Они выехали рано утром, провожаемые хозяином-испанцем, который, видимо, совсем не спал и еще до зари приготовил им завтрак и кофе. Садясь на коня, доктор пожал испанцу руку и протянул несколько серебряных монет. Но хозяин вытаращил негодующе черные глаза, выпятил губы и энергично замотал головой:
— Но-но, сеньор! Я всегда рад вам, но не возьму ни сентаво! Вы мой гость и, по правде говоря, моя реклама. Люди идут в трактир, потому что там часто гостит сеньор доктор.
— Вам не лишними будут несколько монет, — настаивал доктор.
— Вам они тоже не лишни, сеньор. Вы ничего не берете с больных бедняков, а государство не слишком щедро к врачам индейских территорий.
— Ну, я-то не доктор, — вмешался Слейн, вынимая кошелек.
— Вы друг сеньора доктора, — хозяин спрятал руки за спину. — Поезжайте, сеньоры, вам еще долгий путь. И да хранит вас дева Мария!
Низкорослые выносливые индейские кони бодро шагали по камням дороги. Слейн и Богроуф ехали рядом и разговаривали. Доктор рассказывал о быте индейцев, которых хорошо узнал за время врачебной практики в горных селениях. О себе говорил мало и неохотно, больше расспрашивал журналиста о жизни в столице, о течениях в науке, столкновении политических партий и предстоящих выборах в парламент. Слейн, наоборот, весело и охотно болтал обо всех новостях. В редакции он не находил собеседника, с которым мог бы откровенно, без опаски, потолковать о своих мыслях и настроениях.

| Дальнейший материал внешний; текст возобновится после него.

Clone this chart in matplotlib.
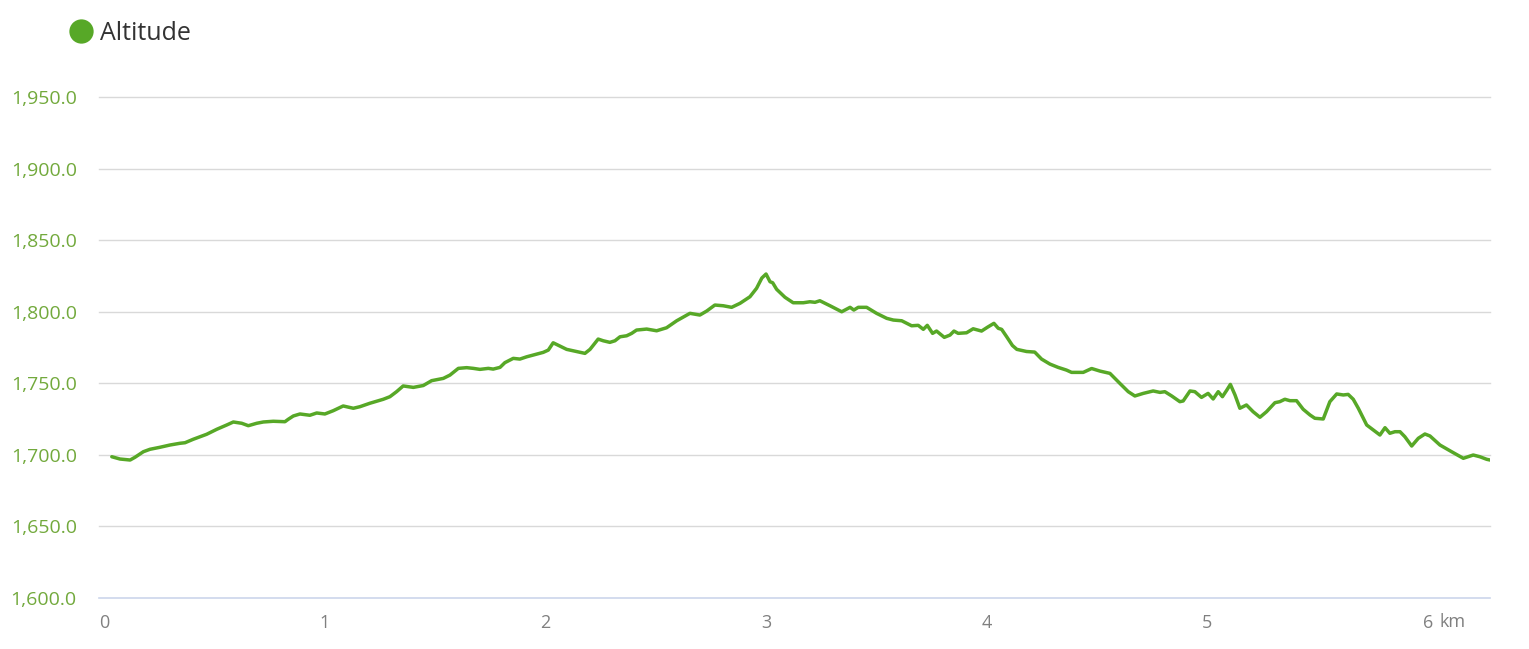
import matplotlib
matplotlib.use("Agg")
import matplotlib.pyplot as plt
from matplotlib.lines import Line2D
import matplotlib.transforms as mtransforms

# Distance along route (km)
distance_km = [
    0.034, 0.071, 0.117, 0.139, 0.177, 0.207, 0.252, 0.298, 0.343, 0.366,
    0.403, 0.464, 0.510, 0.555, 0.585, 0.623, 0.653, 0.691, 0.721, 0.766,
    0.819, 0.834, 0.857, 0.887, 0.932, 0.963, 1.000, 1.038, 1.083, 1.129,
    1.159, 1.204, 1.265, 1.295, 1.325, 1.355, 1.401, 1.446, 1.484, 1.537,
    1.567, 1.605, 1.643, 1.673, 1.703, 1.741, 1.763, 1.794, 1.816, 1.854,
    1.884, 1.915, 1.960, 1.990, 2.013, 2.035, 2.066, 2.096, 2.126, 2.179,
    2.202, 2.239, 2.262, 2.292, 2.315, 2.338, 2.368, 2.391, 2.413, 2.459,
    2.504, 2.549, 2.595, 2.655, 2.700, 2.731, 2.768, 2.806, 2.844, 2.882,
    2.927, 2.957, 2.981, 3.000, 3.018, 3.030, 3.048, 3.086, 3.123, 3.169,
    3.199, 3.222, 3.244, 3.290, 3.343, 3.381, 3.398, 3.418, 3.456, 3.501,
    3.547, 3.577, 3.615, 3.660, 3.690, 3.713, 3.731, 3.755, 3.773, 3.808,
    3.834, 3.852, 3.871, 3.909, 3.939, 3.977, 4.003, 4.033, 4.053, 4.068,
    4.091, 4.117, 4.137, 4.181, 4.218, 4.249, 4.287, 4.324, 4.362, 4.385,
    4.438, 4.476, 4.514, 4.559, 4.604, 4.642, 4.672, 4.710, 4.755, 4.786,
    4.808, 4.839, 4.876, 4.891, 4.922, 4.944, 4.974, 5.004, 5.027, 5.050,
    5.069, 5.088, 5.105, 5.126, 5.148, 5.178, 5.208, 5.239, 5.269, 5.307,
    5.329, 5.352, 5.375, 5.405, 5.435, 5.466, 5.488, 5.526, 5.556, 5.587,
    5.617, 5.639, 5.662, 5.685, 5.723, 5.753, 5.783, 5.806, 5.828, 5.851,
    5.874, 5.896, 5.927, 5.957, 5.987, 6.010, 6.055, 6.108, 6.161, 6.206,
    6.236, 6.267, 6.282,
]

# Altitude (m)
altitude_m = [
    1698.6, 1697.0, 1696.3, 1698.2, 1702.1, 1703.8, 1705.2, 1706.8, 1708.0, 1708.4,
    1710.8, 1714.3, 1717.8, 1720.8, 1722.9, 1722.0, 1720.3, 1722.0, 1722.9, 1723.4,
    1723.1, 1724.8, 1727.1, 1728.5, 1727.6, 1729.2, 1728.5, 1730.8, 1734.1, 1732.5,
    1733.6, 1736.0, 1738.8, 1740.6, 1744.1, 1748.1, 1747.1, 1748.4, 1751.8, 1753.4,
    1755.7, 1760.4, 1760.9, 1760.4, 1759.7, 1760.4, 1759.9, 1761.1, 1764.4, 1767.4,
    1766.9, 1768.5, 1770.4, 1771.6, 1773.2, 1778.3, 1776.0, 1773.7, 1772.7, 1770.9,
    1773.7, 1780.9, 1779.7, 1778.6, 1779.7, 1782.5, 1783.2, 1784.9, 1787.2, 1787.9,
    1786.7, 1788.8, 1793.7, 1798.9, 1797.7, 1800.5, 1804.7, 1804.2, 1803.1, 1805.9,
    1810.5, 1816.4, 1823.6, 1826.4, 1821.0, 1820.3, 1815.7, 1810.1, 1806.3, 1806.3,
    1807.0, 1806.6, 1807.7, 1804.2, 1800.0, 1803.1, 1801.2, 1803.1, 1803.1, 1798.9,
    1795.4, 1794.2, 1793.7, 1790.2, 1790.5, 1787.7, 1790.5, 1784.9, 1786.5, 1782.1,
    1783.7, 1786.5, 1784.9, 1785.3, 1788.1, 1786.5, 1789.1, 1791.9, 1788.4, 1787.7,
    1782.5, 1776.4, 1773.7, 1772.2, 1771.8, 1766.9, 1763.4, 1761.1, 1759.2, 1757.6,
    1757.6, 1760.3, 1758.5, 1756.9, 1749.9, 1744.1, 1741.1, 1742.9, 1744.6, 1743.6,
    1744.1, 1741.1, 1737.1, 1737.6, 1744.6, 1744.1, 1740.1, 1742.9, 1739.0, 1744.1,
    1740.6, 1745.0, 1749.2, 1741.8, 1732.5, 1734.8, 1730.1, 1726.2, 1730.1, 1736.4,
    1737.1, 1738.8, 1737.8, 1737.8, 1731.8, 1727.8, 1725.5, 1725.0, 1737.1, 1742.5,
    1741.8, 1742.2, 1738.8, 1732.5, 1720.8, 1717.3, 1713.8, 1718.9, 1715.0, 1716.1,
    1716.1, 1712.6, 1706.1, 1711.5, 1714.5, 1713.1, 1706.8, 1702.1, 1697.5, 1699.8,
    1698.6, 1696.8, 1696.3,
]

y_ticks = [1600, 1650, 1700, 1750, 1800, 1850, 1900, 1950]
x_ticks = [0, 1, 2, 3, 4, 5, 6]
x_tick_labels = ["0", "1", "2", "3", "4", "5", "6"]
series_name = "Altitude"

LINE = "#57a827"
YLAB = "#72a93c"
XLAB = "#808080"
GRID = "#d9d9d9"
AXISLINE = "#ccd6eb"

plt.rcParams['font.family'] = ['Open Sans', 'DejaVu Sans']

W, H = 1529, 649
fig = plt.figure(figsize=(W / 100, H / 100), dpi=100)
ax = fig.add_axes([99 / W, 1 - 597.7 / H, (1490 - 99) / W, (597.7 - 97.3) / H])

ax.plot(distance_km, altitude_m, color=LINE, lw=2.5, solid_joinstyle='round',
        solid_capstyle='round', zorder=3)

ax.set_xlim(-0.024, 6.282)
ax.set_ylim(1600, 1950)
ax.set_yticks(y_ticks)
ax.set_yticklabels([f"{v:,.1f}" for v in y_ticks])
ax.set_xticks(x_ticks)
ax.set_xticklabels(x_tick_labels)

for v in y_ticks[1:]:
    ax.axhline(v, color=GRID, lw=1.0, zorder=0, clip_on=False)
ax.axhline(y_ticks[0], color=AXISLINE, lw=1.2, zorder=1, clip_on=False)
for s in ax.spines.values():
    s.set_visible(False)
ax.tick_params(axis='y', length=0, pad=16, labelsize=14, labelcolor=YLAB)
ax.tick_params(axis='x', length=0, pad=12, labelsize=13, labelcolor=XLAB)
ax.set_facecolor('white')

# "km" unit after the last tick
trans = mtransforms.blended_transform_factory(ax.transData, ax.transAxes)
ax.text(6 + 12 / 220.6, -24.5 / 500.4, "km", transform=trans,
        color=XLAB, fontsize=13, ha='left', va='center')

# legend
fig.add_artist(Line2D([81 / W], [1 - 31 / H], marker='o', markersize=17.5,
                      color=LINE, markeredgewidth=0, linestyle='none',
                      transform=fig.transFigure))
fig.text(100 / W, 1 - 33 / H, series_name, fontsize=18, color="#333333",
         ha='left', va='center')

fig.savefig("out.png", dpi=100, facecolor='white')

Тропа вилась среди ущелий, постепенно поднимаясь все выше. Стало совсем прохладно, небо заволоклось облаками, на одежду, на конские спины оседали мелкие капли. Проехали поселок — кучку сложенных из камня и глины хижин. На покатом альпийском лугу паслись кони и овцы, отыскивая скудные клочки травы. Крохотные участки мало-мальски пригодной земли были тщательно возделаны. Встречные горцы приветливо, но с достоинством кланялись — и здесь знали доктора.
Миновали перевал. В тропу влились еще две-три тропинки, стали попадаться следы костров, редкие деревья. Вскоре опять показались отары овец, а затем и поселок. Здесь доктор спешился, отдал поводья Руми и пошел навестить больных. Руми и Слейн подъехали к рощице за селением и остановились подождать доктора. Индеец разостлал под деревьями брезент и жестом пригласил журналиста отдохнуть. Это было блаженством — лечь на спину, вытянуть онемевшие ноги.
«Хорошая порция впечатлений за одни сутки, — думал Слейн, дымя сигаретой и уже не обращая внимания на морось. — Или я просто отупел на дурацкой столичной работе, глядя на происшествия только со стороны. Я стал как фотообъектив — все фиксирую, не переживая. Уж не остаться ли нам здесь, сеньор мелкий репортеришка? Как, например, Гарри. Он делает что-то живое и нужное, лечит, помогает людям. А я развлекаю дельцов и бездельников. Интересно, с какой стати Гарри вдруг стал доктором? Ведь он ученый, физик с университетским дипломом. И откуда взялась эта фамилия — Беллингем? Впрочем, не мое это дело, и нечего ломать голову, пока он сам не пожелает сказать…»
Этот скучный парень Руми помалкивал и готовил на костре еду. Слейну сводила скулы зевота. Потом он почувствовал щекой мокрую траву, привиделись опять камни дороги, качающаяся грива лошади… А потом уже ничего не снилось. Усталость подарила такой безмятежный сон, какого не бывало дома, в мягкой постели. Доктор разбудил Слейна часа через полтора. Они поели и тронулись дальше.
К вечеру солнце выпуталось из облаков. Оно висело уже над горными гребнями, когда путники добрались до Кхассаро.
Слейн облегченно вздохнул, предвидя скорый конец непривычного путешествия. Однако не доезжая с полмили до первых домиков, доктор свернул с наезженной дороги влево, туда, где край долины замыкался беспорядочным нагромождением скал. Въехали в узкое ущелье.
— Слушай, Джо, — сказал вдруг доктор, — а ведь десять автоматчиков могли бы удержать здесь целую армию.
— Возможно. И геройски погибли бы от налета авиации. Кроме автоматов нужно иметь еще зенитное и противотанковое оружие, хотя бы с дюжину истребителей и, самое главное, могущественного союзника за пределами страны. Впрочем, индейцам уже нечего защищать. Их боевая песня спета.